Written task: Repeat, exactly and only, the lines from the beginning of the data through the line with "import plotly.graph_objects as go". Pictures are left out.

Collected data:
>> BEGIN
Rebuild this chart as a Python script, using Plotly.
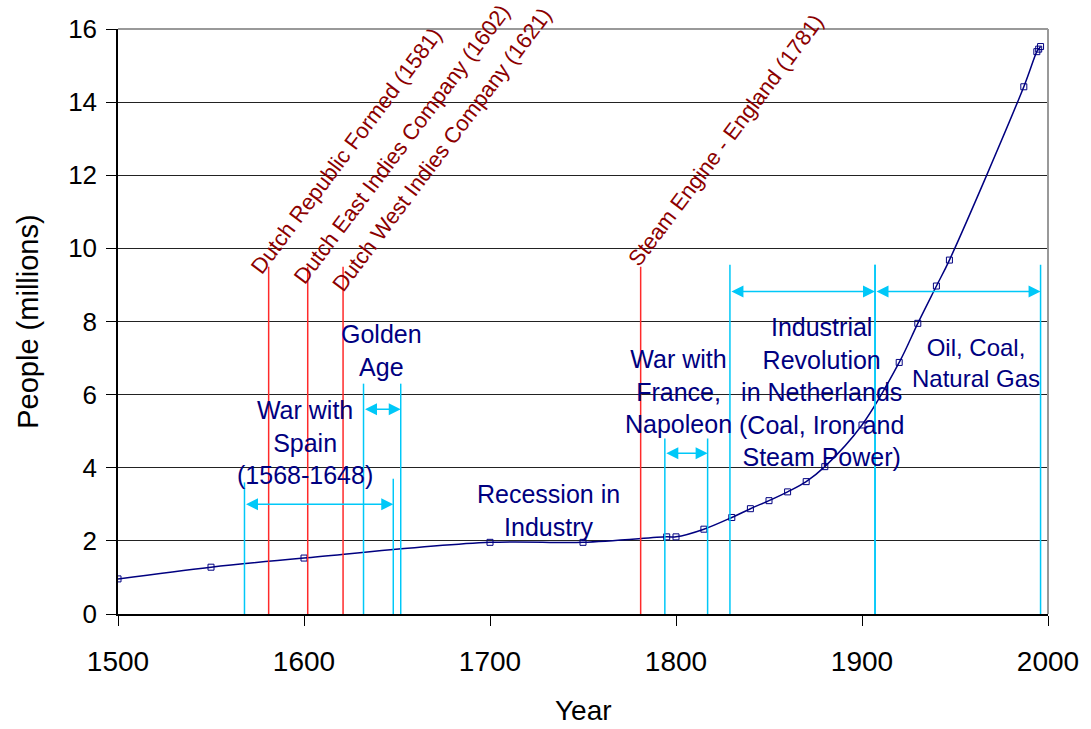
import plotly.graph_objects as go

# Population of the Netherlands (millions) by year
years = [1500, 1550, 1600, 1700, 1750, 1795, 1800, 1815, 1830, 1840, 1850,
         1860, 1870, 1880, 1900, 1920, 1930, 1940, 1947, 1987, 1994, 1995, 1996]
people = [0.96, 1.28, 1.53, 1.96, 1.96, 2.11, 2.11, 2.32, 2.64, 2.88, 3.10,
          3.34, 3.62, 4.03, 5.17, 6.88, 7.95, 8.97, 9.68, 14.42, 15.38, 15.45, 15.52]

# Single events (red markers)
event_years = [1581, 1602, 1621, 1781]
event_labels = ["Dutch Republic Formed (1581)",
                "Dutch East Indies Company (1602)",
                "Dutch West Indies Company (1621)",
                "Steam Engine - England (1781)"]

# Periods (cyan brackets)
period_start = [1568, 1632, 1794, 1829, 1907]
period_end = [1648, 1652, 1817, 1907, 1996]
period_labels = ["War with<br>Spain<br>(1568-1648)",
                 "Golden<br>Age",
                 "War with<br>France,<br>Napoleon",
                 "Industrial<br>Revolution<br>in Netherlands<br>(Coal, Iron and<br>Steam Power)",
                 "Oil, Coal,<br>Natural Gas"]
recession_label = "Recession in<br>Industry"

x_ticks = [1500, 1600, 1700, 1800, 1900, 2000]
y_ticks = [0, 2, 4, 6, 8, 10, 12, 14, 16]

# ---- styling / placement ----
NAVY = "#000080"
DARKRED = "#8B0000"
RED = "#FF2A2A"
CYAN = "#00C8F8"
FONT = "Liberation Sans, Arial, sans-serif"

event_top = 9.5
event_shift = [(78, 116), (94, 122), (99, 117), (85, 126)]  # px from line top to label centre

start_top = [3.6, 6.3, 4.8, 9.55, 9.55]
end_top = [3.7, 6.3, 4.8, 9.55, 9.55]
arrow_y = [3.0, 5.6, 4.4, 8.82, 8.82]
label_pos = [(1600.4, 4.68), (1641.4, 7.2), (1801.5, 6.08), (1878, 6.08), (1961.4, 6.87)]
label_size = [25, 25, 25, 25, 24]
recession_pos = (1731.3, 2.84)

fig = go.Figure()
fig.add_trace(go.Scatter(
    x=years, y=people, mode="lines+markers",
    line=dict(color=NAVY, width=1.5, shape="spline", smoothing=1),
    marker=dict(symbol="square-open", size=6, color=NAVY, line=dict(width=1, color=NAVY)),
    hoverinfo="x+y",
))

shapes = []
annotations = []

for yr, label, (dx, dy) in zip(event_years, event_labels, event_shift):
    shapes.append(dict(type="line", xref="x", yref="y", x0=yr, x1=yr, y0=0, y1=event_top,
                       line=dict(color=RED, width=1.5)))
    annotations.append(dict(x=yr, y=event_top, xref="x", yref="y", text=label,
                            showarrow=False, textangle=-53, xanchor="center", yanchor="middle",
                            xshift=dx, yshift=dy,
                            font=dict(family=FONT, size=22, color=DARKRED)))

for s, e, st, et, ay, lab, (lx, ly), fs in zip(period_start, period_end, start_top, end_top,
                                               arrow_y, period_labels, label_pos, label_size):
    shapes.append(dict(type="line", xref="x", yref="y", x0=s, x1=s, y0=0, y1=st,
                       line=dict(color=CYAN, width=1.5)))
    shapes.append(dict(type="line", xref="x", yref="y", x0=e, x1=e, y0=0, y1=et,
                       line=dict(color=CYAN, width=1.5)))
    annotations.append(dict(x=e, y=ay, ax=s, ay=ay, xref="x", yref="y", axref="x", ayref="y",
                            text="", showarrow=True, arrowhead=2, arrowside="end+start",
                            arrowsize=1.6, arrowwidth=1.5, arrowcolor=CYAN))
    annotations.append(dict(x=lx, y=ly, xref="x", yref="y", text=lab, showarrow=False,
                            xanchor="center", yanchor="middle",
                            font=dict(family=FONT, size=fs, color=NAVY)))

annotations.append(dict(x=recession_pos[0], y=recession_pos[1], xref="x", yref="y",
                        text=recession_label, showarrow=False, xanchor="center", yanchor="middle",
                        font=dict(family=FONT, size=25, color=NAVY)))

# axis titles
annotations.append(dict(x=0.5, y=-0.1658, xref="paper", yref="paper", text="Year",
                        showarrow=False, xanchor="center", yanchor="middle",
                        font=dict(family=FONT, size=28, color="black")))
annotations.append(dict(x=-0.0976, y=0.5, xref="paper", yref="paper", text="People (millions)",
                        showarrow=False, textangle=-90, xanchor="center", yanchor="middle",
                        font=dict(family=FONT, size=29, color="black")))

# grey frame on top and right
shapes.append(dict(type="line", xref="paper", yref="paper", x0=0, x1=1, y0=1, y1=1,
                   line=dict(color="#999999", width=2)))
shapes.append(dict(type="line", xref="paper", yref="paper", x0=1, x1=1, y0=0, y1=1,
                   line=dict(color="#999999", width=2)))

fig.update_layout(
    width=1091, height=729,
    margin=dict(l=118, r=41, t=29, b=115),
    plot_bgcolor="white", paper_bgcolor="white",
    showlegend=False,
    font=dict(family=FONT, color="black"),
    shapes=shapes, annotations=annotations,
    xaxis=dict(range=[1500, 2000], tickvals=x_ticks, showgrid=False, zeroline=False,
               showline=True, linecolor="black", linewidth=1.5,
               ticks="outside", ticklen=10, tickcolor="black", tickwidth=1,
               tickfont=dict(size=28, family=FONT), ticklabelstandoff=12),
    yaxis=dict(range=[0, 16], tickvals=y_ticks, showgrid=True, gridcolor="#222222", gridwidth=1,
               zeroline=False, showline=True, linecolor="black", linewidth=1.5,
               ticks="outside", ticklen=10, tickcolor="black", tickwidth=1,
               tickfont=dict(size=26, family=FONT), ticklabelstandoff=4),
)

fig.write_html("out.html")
>> END
Worked solution:
Rebuild this chart as a Python script, using Plotly.
import plotly.graph_objects as go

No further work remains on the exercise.